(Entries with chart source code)
↓

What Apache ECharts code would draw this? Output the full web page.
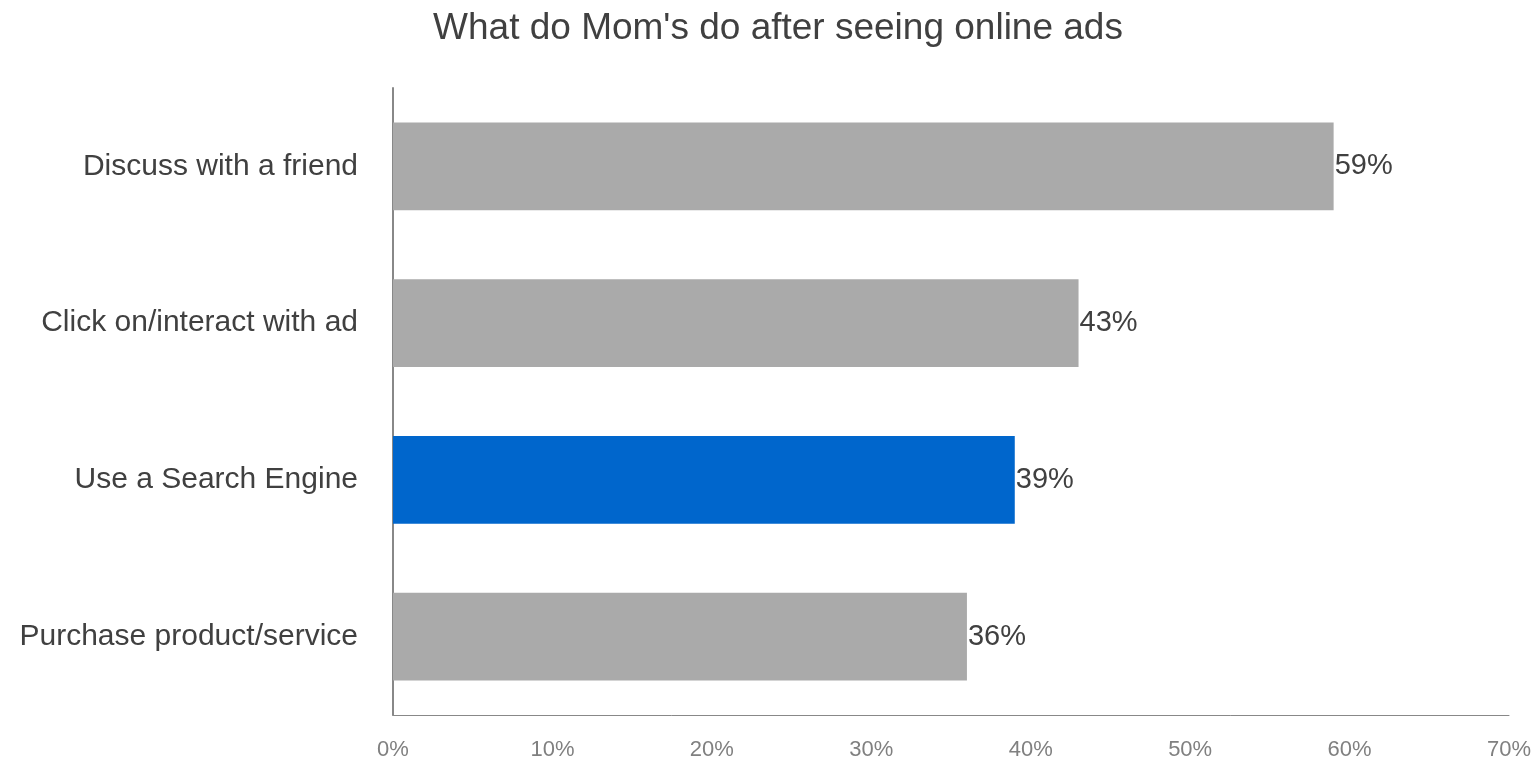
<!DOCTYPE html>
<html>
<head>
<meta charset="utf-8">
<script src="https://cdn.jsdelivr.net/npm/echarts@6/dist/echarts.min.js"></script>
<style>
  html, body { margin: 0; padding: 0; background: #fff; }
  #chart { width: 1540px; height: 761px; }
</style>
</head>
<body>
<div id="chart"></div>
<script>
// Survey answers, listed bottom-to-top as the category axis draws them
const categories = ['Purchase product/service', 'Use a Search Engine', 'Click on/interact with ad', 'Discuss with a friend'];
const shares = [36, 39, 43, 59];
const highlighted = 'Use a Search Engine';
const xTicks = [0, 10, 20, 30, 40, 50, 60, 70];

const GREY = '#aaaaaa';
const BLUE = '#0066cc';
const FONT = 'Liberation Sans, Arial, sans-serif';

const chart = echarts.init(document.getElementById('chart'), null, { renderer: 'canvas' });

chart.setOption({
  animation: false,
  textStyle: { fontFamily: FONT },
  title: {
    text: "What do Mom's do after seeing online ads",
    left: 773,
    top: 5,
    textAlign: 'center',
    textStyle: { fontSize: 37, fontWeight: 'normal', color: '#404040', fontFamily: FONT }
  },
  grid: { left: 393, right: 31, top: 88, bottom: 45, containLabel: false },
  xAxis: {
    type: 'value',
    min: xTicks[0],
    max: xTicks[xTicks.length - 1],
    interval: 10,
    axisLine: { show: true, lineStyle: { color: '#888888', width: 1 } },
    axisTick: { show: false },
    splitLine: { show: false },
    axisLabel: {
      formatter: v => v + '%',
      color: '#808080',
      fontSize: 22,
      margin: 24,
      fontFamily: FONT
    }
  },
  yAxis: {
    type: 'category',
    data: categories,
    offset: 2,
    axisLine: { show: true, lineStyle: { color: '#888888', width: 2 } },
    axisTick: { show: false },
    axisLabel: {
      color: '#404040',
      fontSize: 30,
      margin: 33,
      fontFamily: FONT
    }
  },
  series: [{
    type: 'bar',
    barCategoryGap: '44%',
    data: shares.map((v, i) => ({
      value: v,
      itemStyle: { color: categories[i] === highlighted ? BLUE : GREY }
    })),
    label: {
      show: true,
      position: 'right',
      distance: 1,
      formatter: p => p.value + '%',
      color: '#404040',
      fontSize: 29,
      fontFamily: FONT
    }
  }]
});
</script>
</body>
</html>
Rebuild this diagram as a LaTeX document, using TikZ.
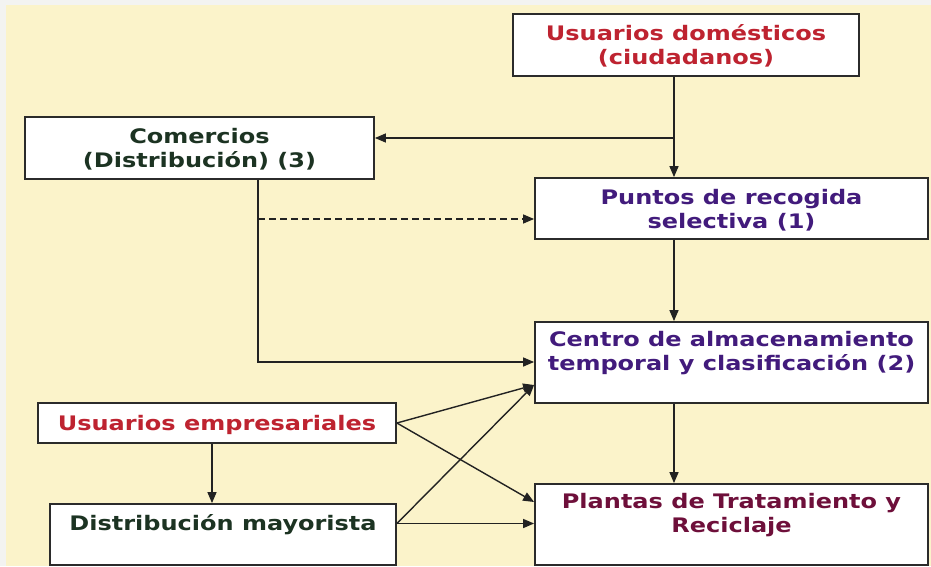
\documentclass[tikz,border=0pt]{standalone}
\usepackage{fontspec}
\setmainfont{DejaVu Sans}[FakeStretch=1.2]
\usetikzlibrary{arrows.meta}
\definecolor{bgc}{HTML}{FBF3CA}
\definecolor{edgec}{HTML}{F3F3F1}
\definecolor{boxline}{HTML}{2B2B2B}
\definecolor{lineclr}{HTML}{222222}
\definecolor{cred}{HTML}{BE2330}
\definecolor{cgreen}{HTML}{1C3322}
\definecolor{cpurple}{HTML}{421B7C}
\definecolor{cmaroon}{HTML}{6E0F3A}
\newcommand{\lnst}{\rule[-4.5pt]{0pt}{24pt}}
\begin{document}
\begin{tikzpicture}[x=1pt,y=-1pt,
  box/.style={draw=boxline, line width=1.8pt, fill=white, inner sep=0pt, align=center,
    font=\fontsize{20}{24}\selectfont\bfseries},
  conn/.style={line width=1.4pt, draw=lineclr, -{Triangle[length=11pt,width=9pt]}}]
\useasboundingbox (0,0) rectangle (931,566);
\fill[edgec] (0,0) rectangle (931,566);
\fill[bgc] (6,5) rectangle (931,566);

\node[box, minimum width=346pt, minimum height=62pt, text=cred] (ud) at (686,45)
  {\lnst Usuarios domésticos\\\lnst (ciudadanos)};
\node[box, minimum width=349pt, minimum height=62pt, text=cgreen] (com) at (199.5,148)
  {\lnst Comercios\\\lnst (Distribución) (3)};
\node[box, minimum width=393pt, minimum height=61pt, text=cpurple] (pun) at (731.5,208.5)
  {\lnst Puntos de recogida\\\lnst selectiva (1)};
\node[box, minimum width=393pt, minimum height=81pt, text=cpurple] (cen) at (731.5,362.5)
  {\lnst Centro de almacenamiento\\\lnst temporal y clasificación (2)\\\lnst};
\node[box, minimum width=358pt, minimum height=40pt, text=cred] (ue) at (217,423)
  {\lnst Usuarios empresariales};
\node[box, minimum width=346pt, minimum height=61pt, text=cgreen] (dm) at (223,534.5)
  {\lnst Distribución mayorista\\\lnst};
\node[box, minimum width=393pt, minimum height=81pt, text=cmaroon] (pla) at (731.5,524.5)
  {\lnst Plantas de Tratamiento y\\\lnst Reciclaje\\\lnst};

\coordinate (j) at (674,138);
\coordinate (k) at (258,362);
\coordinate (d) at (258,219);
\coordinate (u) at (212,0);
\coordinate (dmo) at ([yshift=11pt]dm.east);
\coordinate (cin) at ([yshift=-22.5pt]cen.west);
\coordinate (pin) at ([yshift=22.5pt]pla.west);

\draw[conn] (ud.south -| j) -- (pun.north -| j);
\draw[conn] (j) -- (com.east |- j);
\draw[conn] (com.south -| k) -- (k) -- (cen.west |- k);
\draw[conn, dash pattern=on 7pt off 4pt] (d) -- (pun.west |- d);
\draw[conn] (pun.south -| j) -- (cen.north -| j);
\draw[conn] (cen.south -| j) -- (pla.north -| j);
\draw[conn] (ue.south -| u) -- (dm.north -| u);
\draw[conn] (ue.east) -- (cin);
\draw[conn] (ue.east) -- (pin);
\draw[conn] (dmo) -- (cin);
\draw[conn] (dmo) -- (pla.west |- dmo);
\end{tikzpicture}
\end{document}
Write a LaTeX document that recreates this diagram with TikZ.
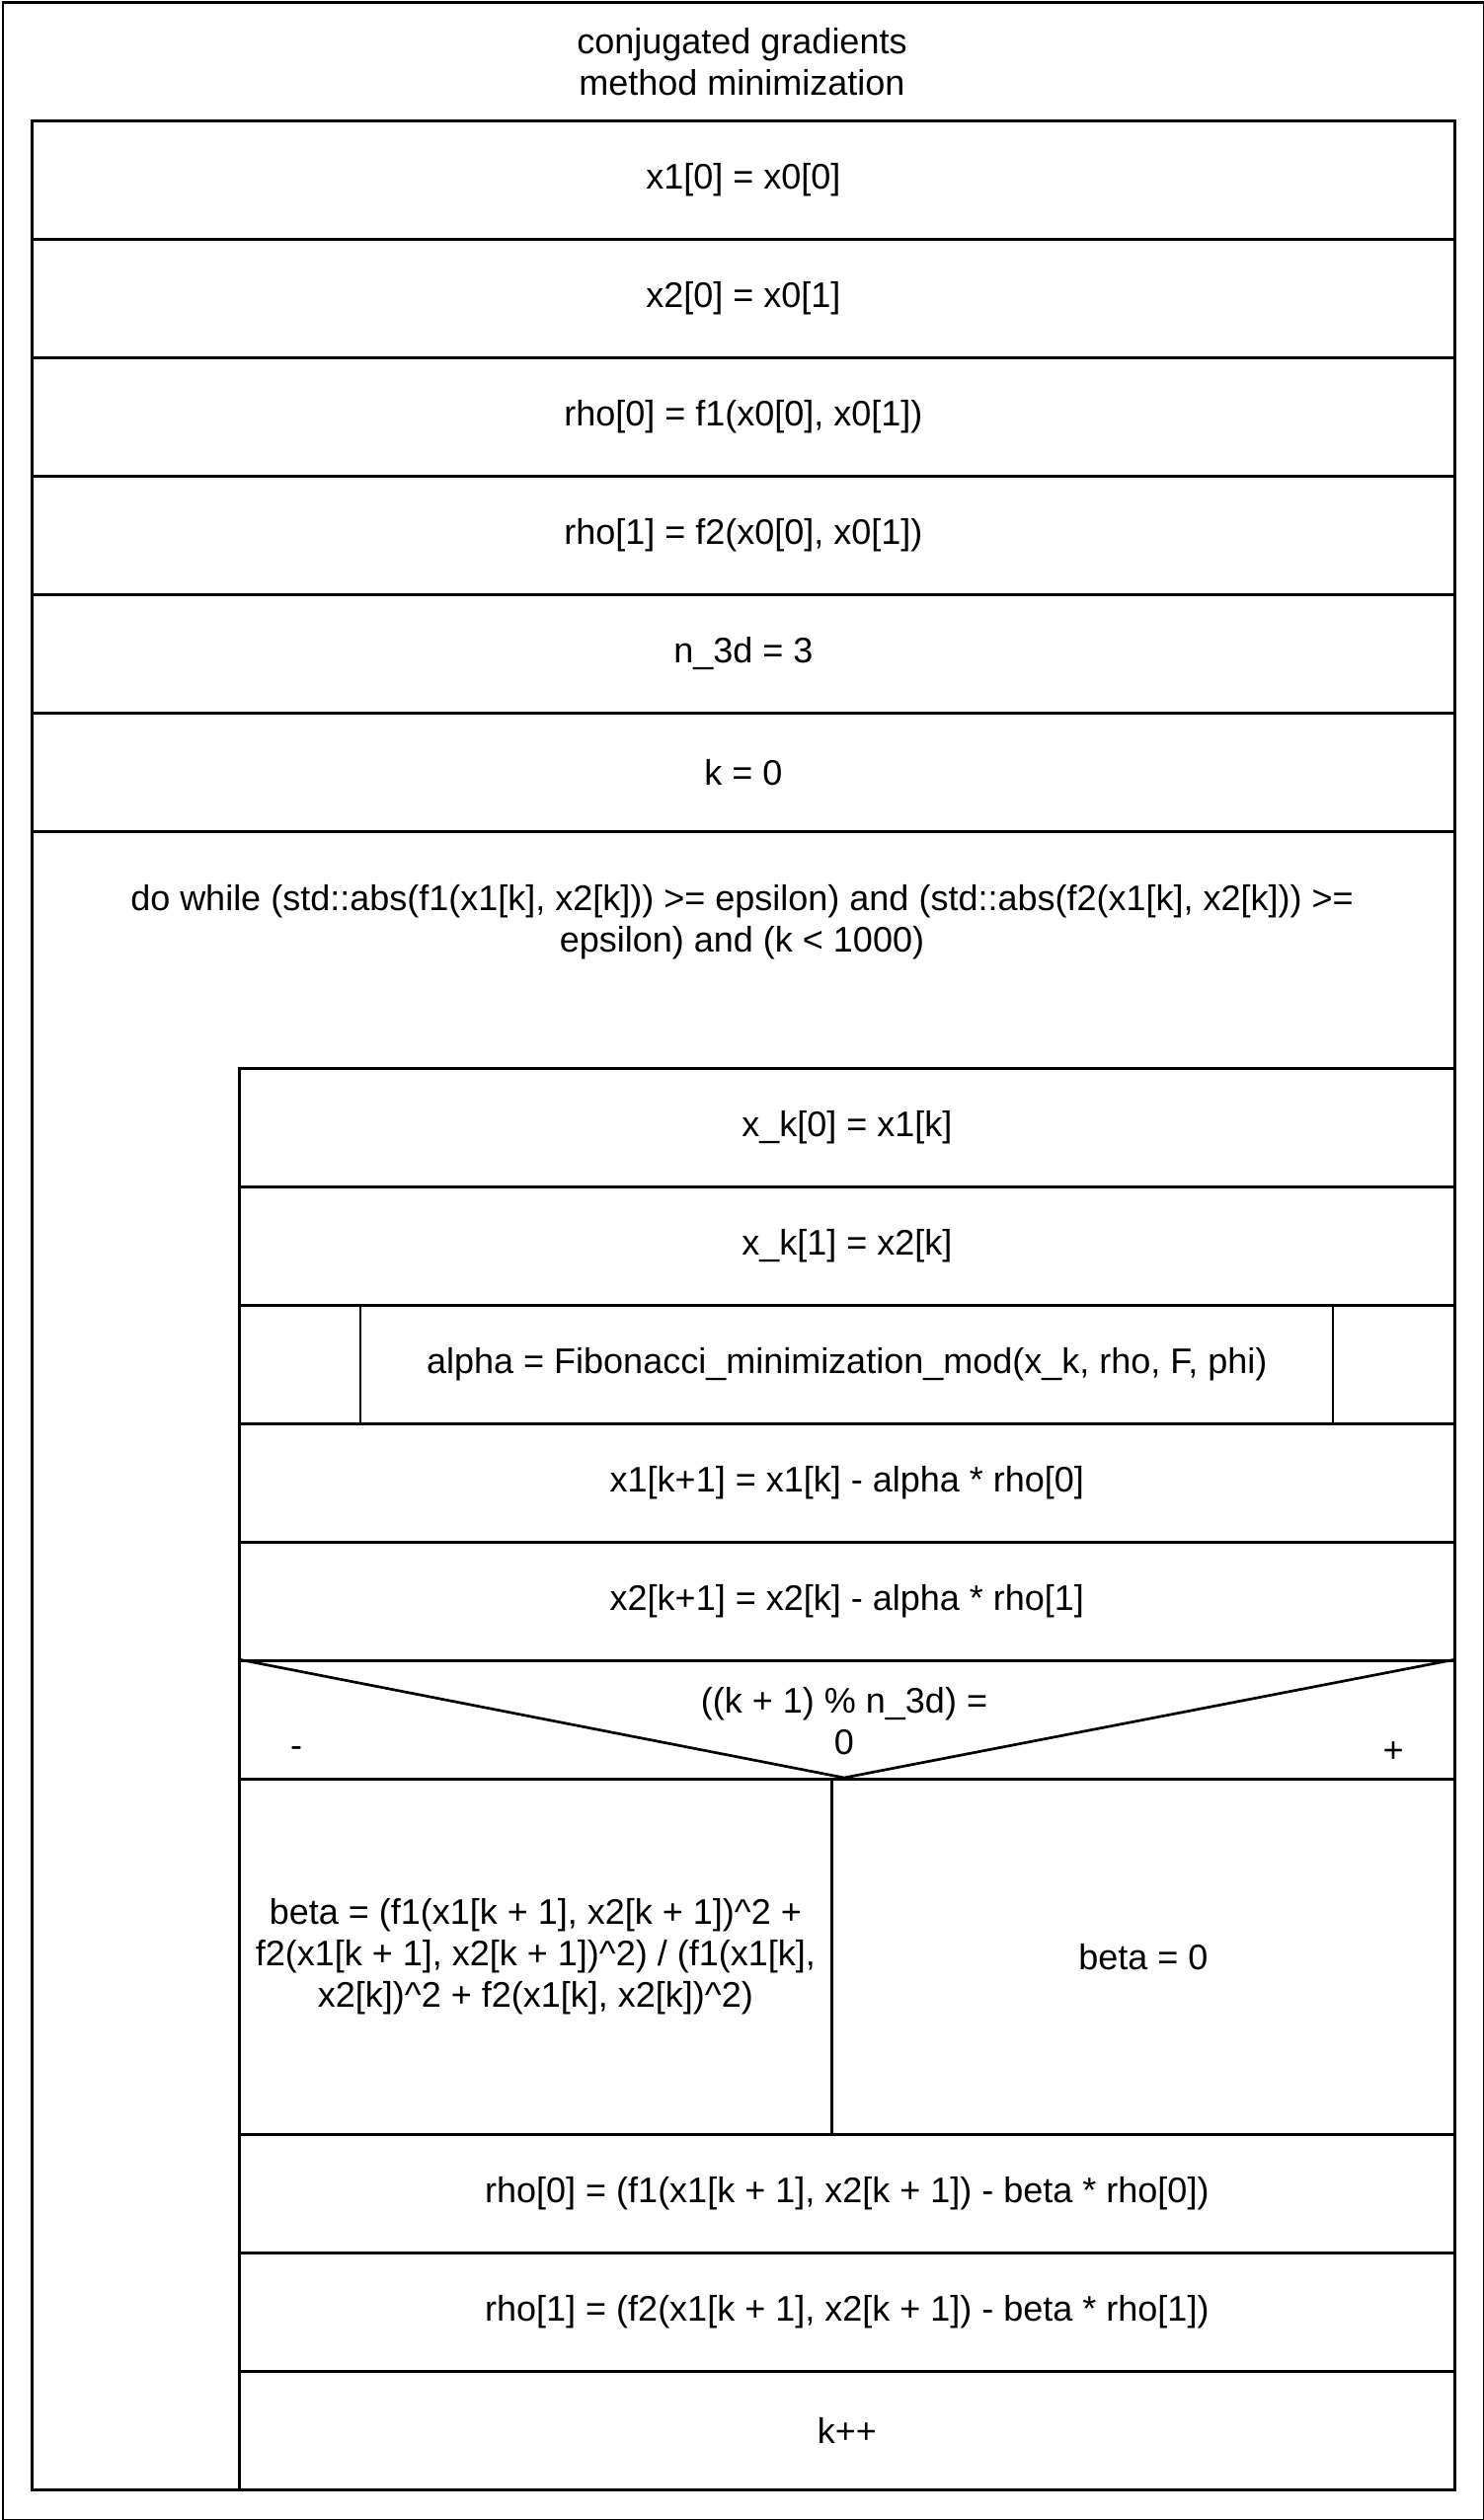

↑

#### [Problem to work on]
Leave images out of the retyped records; keep all else exact.

#### [Written answer]
What Apache ECharts code would draw this? Output the full web page.
<!DOCTYPE html>
<html>
<head>
<meta charset="utf-8">
<script src="https://cdn.jsdelivr.net/npm/echarts@6/dist/echarts.min.js"></script>
<style>
  html, body { margin: 0; padding: 0; background: #fff; }
  #chart { width: 1540px; height: 761px; }
</style>
</head>
<body>
<div id="chart"></div>
<script>
// Survey answers, listed bottom-to-top as the category axis draws them
const categories = ['Purchase product/service', 'Use a Search Engine', 'Click on/interact with ad', 'Discuss with a friend'];
const shares = [36, 39, 43, 59];
const highlighted = 'Use a Search Engine';
const xTicks = [0, 10, 20, 30, 40, 50, 60, 70];

const GREY = '#aaaaaa';
const BLUE = '#0066cc';
const FONT = 'Liberation Sans, Arial, sans-serif';

const chart = echarts.init(document.getElementById('chart'), null, { renderer: 'canvas' });

chart.setOption({
  animation: false,
  textStyle: { fontFamily: FONT },
  title: {
    text: "What do Mom's do after seeing online ads",
    left: 773,
    top: 5,
    textAlign: 'center',
    textStyle: { fontSize: 37, fontWeight: 'normal', color: '#404040', fontFamily: FONT }
  },
  grid: { left: 393, right: 31, top: 88, bottom: 45, containLabel: false },
  xAxis: {
    type: 'value',
    min: xTicks[0],
    max: xTicks[xTicks.length - 1],
    interval: 10,
    axisLine: { show: true, lineStyle: { color: '#888888', width: 1 } },
    axisTick: { show: false },
    splitLine: { show: false },
    axisLabel: {
      formatter: v => v + '%',
      color: '#808080',
      fontSize: 22,
      margin: 24,
      fontFamily: FONT
    }
  },
  yAxis: {
    type: 'category',
    data: categories,
    offset: 2,
    axisLine: { show: true, lineStyle: { color: '#888888', width: 2 } },
    axisTick: { show: false },
    axisLabel: {
      color: '#404040',
      fontSize: 30,
      margin: 33,
      fontFamily: FONT
    }
  },
  series: [{
    type: 'bar',
    barCategoryGap: '44%',
    data: shares.map((v, i) => ({
      value: v,
      itemStyle: { color: categories[i] === highlighted ? BLUE : GREY }
    })),
    label: {
      show: true,
      position: 'right',
      distance: 1,
      formatter: p => p.value + '%',
      color: '#404040',
      fontSize: 29,
      fontFamily: FONT
    }
  }]
});
</script>
</body>
</html>
Rebuild this diagram as a LaTeX document, using TikZ.
\documentclass[tikz,border=0pt]{standalone}
\usepackage{fontspec}
\setmainfont{DejaVu Sans}[FakeStretch=1.2]
\usetikzlibrary{arrows.meta}
\definecolor{bgc}{HTML}{FBF3CA}
\definecolor{edgec}{HTML}{F3F3F1}
\definecolor{boxline}{HTML}{2B2B2B}
\definecolor{lineclr}{HTML}{222222}
\definecolor{cred}{HTML}{BE2330}
\definecolor{cgreen}{HTML}{1C3322}
\definecolor{cpurple}{HTML}{421B7C}
\definecolor{cmaroon}{HTML}{6E0F3A}
\newcommand{\lnst}{\rule[-4.5pt]{0pt}{24pt}}
\begin{document}
\begin{tikzpicture}[x=1pt,y=-1pt,
  box/.style={draw=boxline, line width=1.8pt, fill=white, inner sep=0pt, align=center,
    font=\fontsize{20}{24}\selectfont\bfseries},
  conn/.style={line width=1.4pt, draw=lineclr, -{Triangle[length=11pt,width=9pt]}}]
\useasboundingbox (0,0) rectangle (931,566);
\fill[edgec] (0,0) rectangle (931,566);
\fill[bgc] (6,5) rectangle (931,566);

\node[box, minimum width=346pt, minimum height=62pt, text=cred] (ud) at (686,45)
  {\lnst Usuarios domésticos\\\lnst (ciudadanos)};
\node[box, minimum width=349pt, minimum height=62pt, text=cgreen] (com) at (199.5,148)
  {\lnst Comercios\\\lnst (Distribución) (3)};
\node[box, minimum width=393pt, minimum height=61pt, text=cpurple] (pun) at (731.5,208.5)
  {\lnst Puntos de recogida\\\lnst selectiva (1)};
\node[box, minimum width=393pt, minimum height=81pt, text=cpurple] (cen) at (731.5,362.5)
  {\lnst Centro de almacenamiento\\\lnst temporal y clasificación (2)\\\lnst};
\node[box, minimum width=358pt, minimum height=40pt, text=cred] (ue) at (217,423)
  {\lnst Usuarios empresariales};
\node[box, minimum width=346pt, minimum height=61pt, text=cgreen] (dm) at (223,534.5)
  {\lnst Distribución mayorista\\\lnst};
\node[box, minimum width=393pt, minimum height=81pt, text=cmaroon] (pla) at (731.5,524.5)
  {\lnst Plantas de Tratamiento y\\\lnst Reciclaje\\\lnst};

\coordinate (j) at (674,138);
\coordinate (k) at (258,362);
\coordinate (d) at (258,219);
\coordinate (u) at (212,0);
\coordinate (dmo) at ([yshift=11pt]dm.east);
\coordinate (cin) at ([yshift=-22.5pt]cen.west);
\coordinate (pin) at ([yshift=22.5pt]pla.west);

\draw[conn] (ud.south -| j) -- (pun.north -| j);
\draw[conn] (j) -- (com.east |- j);
\draw[conn] (com.south -| k) -- (k) -- (cen.west |- k);
\draw[conn, dash pattern=on 7pt off 4pt] (d) -- (pun.west |- d);
\draw[conn] (pun.south -| j) -- (cen.north -| j);
\draw[conn] (cen.south -| j) -- (pla.north -| j);
\draw[conn] (ue.south -| u) -- (dm.north -| u);
\draw[conn] (ue.east) -- (cin);
\draw[conn] (ue.east) -- (pin);
\draw[conn] (dmo) -- (cin);
\draw[conn] (dmo) -- (pla.west |- dmo);
\end{tikzpicture}
\end{document}
Write a LaTeX document that recreates this diagram with TikZ.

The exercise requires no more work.